Gingrich ends up making the same point I’ve made about the Bannon push: In the end, for all the grumbling about Trump from the likes of Flake and Sasse, nearly the entire caucus votes with the president nearly all the time. Even Flake has been a reliable vote for Trump so far. The four “problem” senators, Collins, Murkowski, McCain, and Paul, aren’t up next fall so Bannon is left trying to whip up populist rage against a crowd of Republicans who are already doing pretty much everything they can do to rubber-stamp POTUS’s agenda. That’s what Newt doesn’t understand — if they’re voting the right way, why is it urgent to unseat them?

The answer, of course, is that Bannon isn’t interested in how they’re voting, he’s interested in turning the GOP into something like an American National Front. Gingrich is a conservative, Bannon is a nationalist. Gingrich is a Trumpist, Bannon is a populist. Newt’s happy if Trump is getting his agenda passed, Bannon’s happy if Trump is getting a *populist* agenda passed.
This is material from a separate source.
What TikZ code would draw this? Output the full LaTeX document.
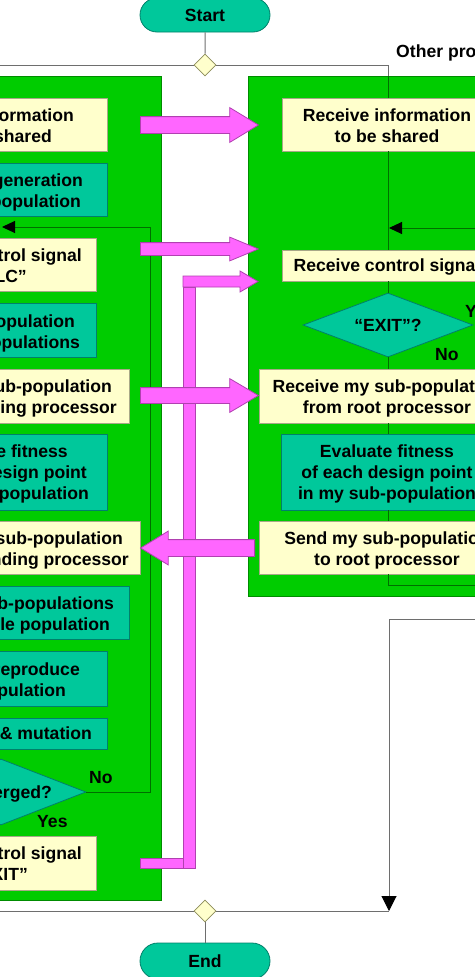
\documentclass[tikz,border=0pt]{standalone}
\usepackage{fontspec}
\setmainfont{Liberation Sans}
\usepackage{tikz}
\usetikzlibrary{arrows.meta}
\usetikzlibrary{shapes.geometric,shapes.misc,shapes.arrows}

\definecolor{panelgreen}{HTML}{00CC00}
\definecolor{panelline}{HTML}{008C00}
\definecolor{cream}{HTML}{FFFFCC}
\definecolor{creamline}{HTML}{A8A888}
\definecolor{tealfill}{HTML}{00C89B}
\definecolor{tealline}{HTML}{00806A}
\definecolor{pinkfill}{HTML}{FF66FF}
\definecolor{pinkline}{HTML}{B040B0}
\definecolor{linegray}{HTML}{6E6E6E}
\definecolor{innergreen}{HTML}{006E00}
\definecolor{forkline}{HTML}{8C8C5A}
\newcommand{\diagfont}{\fontsize{17.6}{21}\selectfont\bfseries}

\begin{document}
\begin{tikzpicture}[x=1pt,y=-1pt,>={Triangle[length=13pt,width=12pt,color=black]}]
	\tikzstyle{lien}=[-,line width=1pt,draw=linegray]
	\tikzstyle{lienvert}=[-,line width=1pt,draw=innergreen]
	\tikzset{panneau/.style={draw=panelline,fill=panelgreen,line width=1pt,inner sep=0pt},
		creambox/.style={draw=creamline,fill=cream,line width=0.8pt,inner sep=0pt},
		tealbox/.style={draw=tealline,fill=tealfill,line width=0.8pt,inner sep=0pt},
		losange/.style={diamond,draw=tealline,fill=tealfill,line width=0.8pt,inner sep=0pt,aspect=2.6,minimum width=170pt,minimum height=65pt,font=\diagfont},
		fourche/.style={diamond,draw=forkline,fill=cream,line width=0.8pt,inner sep=0pt,minimum size=22pt},
		terminal/.style={rounded rectangle,draw=tealline,fill=tealfill,line width=0.8pt,inner sep=0pt,minimum width=130pt,font=\diagfont},
		txt/.style={font=\diagfont,inner sep=0pt},
		pinkarrow/.style={single arrow,draw=pinkline,fill=pinkfill,line width=0.8pt,single arrow head indent=0pt,minimum height=118pt},
		pinkpiece/.style={draw=pinkline,fill=pinkfill,line width=0.8pt}}
	\useasboundingbox (0,0) rectangle (474,977);
	% panels
	\node[panneau,anchor=north east,minimum width=500pt,minimum height=824pt] (rootpanel) at (162,76) {};
	\node[panneau,anchor=north west,minimum width=300pt,minimum height=520pt] (otherpanel) at (248,76) {};
	\node[terminal,minimum height=34pt] (start) at (205,15) {Start};
	\node[fourche] (forkd) at (205,65) {};
	\node[fourche] (joind) at (205,911) {};
	\node[terminal,minimum height=36pt] (end) at (205,961) {End};
	\node[txt,anchor=base west] (other) at (396,57) {Other processors};
	% root processor
	\node[creambox,anchor=east,minimum width=260pt,minimum height=53pt] (sendinfo) at (108,124.5) {};
	\node[txt,anchor=base east] (sendinfo1) at (74,121) {information};
	\node[txt,anchor=base east] (sendinfo2) at (52,142) {shared};
	\node[tealbox,anchor=east,minimum width=260pt,minimum height=53pt] (initgen) at (108,189.5) {};
	\node[txt,anchor=base east] (initgen1) at (83,186) {generation};
	\node[txt,anchor=base east] (initgen2) at (81,207) {population};
	\node[creambox,anchor=east,minimum width=260pt,minimum height=53pt] (sendcalc) at (97,264.5) {};
	\node[txt,anchor=base east] (sendcalc1) at (82,261) {control signal};
	\node[txt,anchor=base east] (sendcalc2) at (27,282) {LC”};
	\node[tealbox,anchor=east,minimum width=260pt,minimum height=54pt] (divide) at (97,330.5) {};
	\node[txt,anchor=base east] (divide1) at (75,327) {population};
	\node[txt,anchor=base east] (divide2) at (80,348) {populations};
	\node[creambox,anchor=east,minimum width=260pt,minimum height=54pt] (sendsub) at (130,396) {};
	\node[txt,anchor=base east] (sendsub1) at (112,392) {sub-population};
	\node[txt,anchor=base east] (sendsub2) at (117,413) {corresponding processor};
	\node[tealbox,anchor=east,minimum width=260pt,minimum height=76pt] (evalall) at (108,472) {};
	\node[txt,anchor=base east] (evalall1) at (68,457) {Evaluate fitness};
	\node[txt,anchor=base east] (evalall2) at (87,478) {design point};
	\node[txt,anchor=base east] (evalall3) at (89,499) {sub-population};
	\node[creambox,anchor=east,minimum width=260pt,minimum height=53pt] (gather) at (141,547.5) {};
	\node[txt,anchor=base east] (gather1) at (123,544) {sub-population};
	\node[txt,anchor=base east] (gather2) at (129,565) {corresponding processor};
	\node[tealbox,anchor=east,minimum width=260pt,minimum height=53pt] (mergesub) at (130,612.5) {};
	\node[txt,anchor=base east] (mergesub1) at (114,609) {sub-populations};
	\node[txt,anchor=base east] (mergesub2) at (110,630) {whole population};
	\node[tealbox,anchor=east,minimum width=260pt,minimum height=55pt] (select) at (108,678.5) {};
	\node[txt,anchor=base east] (select1) at (80,675) {reproduce};
	\node[txt,anchor=base east] (select2) at (66,696) {population};
	\node[tealbox,anchor=east,minimum width=260pt,minimum height=31pt] (crossmut) at (108,733.5) {};
	\node[txt,anchor=base east] (crossmut1) at (92,739) {Crossover \& mutation};
	\node[losange,minimum height=66pt] (conv) at (1,792) {};
	\node[txt,anchor=base east] (conv1) at (52,798) {Converged?};
	\node[txt,anchor=base west] (convno) at (89,783) {No};
	\node[txt,anchor=base west] (convyes) at (37,827) {Yes};
	\node[creambox,anchor=east,minimum width=260pt,minimum height=54pt] (sendexit) at (97,863) {};
	\node[txt,anchor=base east] (sendexit1) at (82,859) {control signal};
	\node[txt,anchor=base east] (sendexit2) at (28,880) {“EXIT”};
	% other processors
	\node[creambox,minimum width=212pt,minimum height=53pt] (rinfo) at (388,124.5) {};
	\node[txt,anchor=base] (rinfo1) at (387,121) {Receive information};
	\node[txt,anchor=base] (rinfo2) at (387,142) {to be shared};
	\node[creambox,minimum width=212pt,minimum height=31pt] (rsignal) at (388,265.5) {};
	\node[txt,anchor=base] (rsignal1) at (387,271) {Receive control signal};
	\node[losange,minimum height=64pt] (rexit) at (388,325) {“EXIT”?};
	\node[txt,anchor=base west] (rexityes) at (465,317) {Yes};
	\node[txt,anchor=base west] (rexitno) at (435,360) {No};
	\node[creambox,minimum width=258pt,minimum height=54pt] (rrecv) at (388,396) {};
	\node[txt,anchor=base] (rrecv1) at (387,392) {Receive my sub-population};
	\node[txt,anchor=base] (rrecv2) at (387,413) {from root processor};
	\node[tealbox,minimum width=214pt,minimum height=76pt] (reval) at (388,472) {};
	\node[txt,anchor=base] (reval1) at (387,457) {Evaluate fitness};
	\node[txt,anchor=base] (reval2) at (387,478) {of each design point};
	\node[txt,anchor=base] (reval3) at (387,499) {in my sub-population};
	\node[creambox,minimum width=258pt,minimum height=53pt] (rsend) at (388,547.5) {};
	\node[txt,anchor=base] (rsend1) at (387,544) {Send my sub-population};
	\node[txt,anchor=base] (rsend2) at (387,565) {to root processor};
	% free ends
	\coordinate (rootin) at (-10,65);
	\coordinate (otherin) at (388,76);
	\coordinate (lcorner) at (150,227);
	\coordinate (lloopin) at (2,227);
	\coordinate (rloopout) at (480,585);
	\coordinate (rloopfrom) at (480,228);
	\coordinate (rloopin) at (389,228);
	\coordinate (yesin) at (480,619);
	\coordinate (yesend) at (389,911);
	\coordinate (rootout) at (-10,911);
	\draw[lien] (start) -- (forkd);
	\draw[lien] (forkd) -- (rootin);
	\draw[lien] (forkd) -| (otherin);
	\draw[lienvert] (otherin) -- (rinfo);
	\draw[lienvert] (rinfo) -- (rsignal);
	\draw[lienvert] (rsignal) -- (rexit);
	\draw[lienvert] (rexit) -- (rrecv);
	\draw[lienvert] (rrecv) -- (reval);
	\draw[lienvert] (reval) -- (rsend);
	\draw[lienvert] (rsend) |- (rloopout);
	\draw[lienvert,->] (rloopfrom) -- (rloopin);
	\draw[lienvert,->] (conv.east) -| (lcorner) -- (lloopin);
	\draw[lien,-{Triangle[length=15pt,width=15pt,color=black]}] (yesin) -| (yesend);
	\draw[lien] (rootout) -- (joind);
	\draw[lien] (joind) -- (yesend);
	\draw[lien] (joind) -- (end);
	% messages
	\filldraw[pinkpiece] (140,858) rectangle (183,868);
	\filldraw[pinkpiece] (183,287) rectangle (195,868);
	\filldraw[pinkpiece] (183,276) -- (240,276) -- (240,271) -- (258,281.5) -- (240,292) -- (240,287) -- (183,287) -- cycle;
	\node[pinkarrow,anchor=tail,inner sep=8pt,single arrow head extend=9pt,single arrow tip angle=62.5] (infoarrow) at (140,125) {};
	\node[pinkarrow,anchor=tail,inner sep=6pt,single arrow head extend=5.5pt,single arrow tip angle=45] (calcarrow) at (140,249) {};
	\node[pinkarrow,anchor=tail,inner sep=7.5pt,single arrow head extend=9pt,single arrow tip angle=61] (subarrow) at (140,395.5) {};
	\node[pinkarrow,anchor=tail,shape border rotate=180,minimum height=114pt,inner sep=8pt,single arrow head extend=8.5pt,single arrow tip angle=63] (backarrow) at (255,548) {};
\end{tikzpicture}
\end{document}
In the end, I wonder if Bannon really considers Democrats “the enemy” as much as he does establishment Republicans. He’s closer to Democrats in important ways, supporting government stimulus, favoring tax hikes on the rich, and so on. If he can clear out some conservatives and moderates from the congressional GOP and replace them with nationalists, he’ll have a party that’s more to his liking on immigration *and* on fiscal issues.

Which is to say, Newt is treating this as some sort of family quarrel. It isn’t. It really is war, as Bannon always says. I hope Gingrich realizes which side he’s on.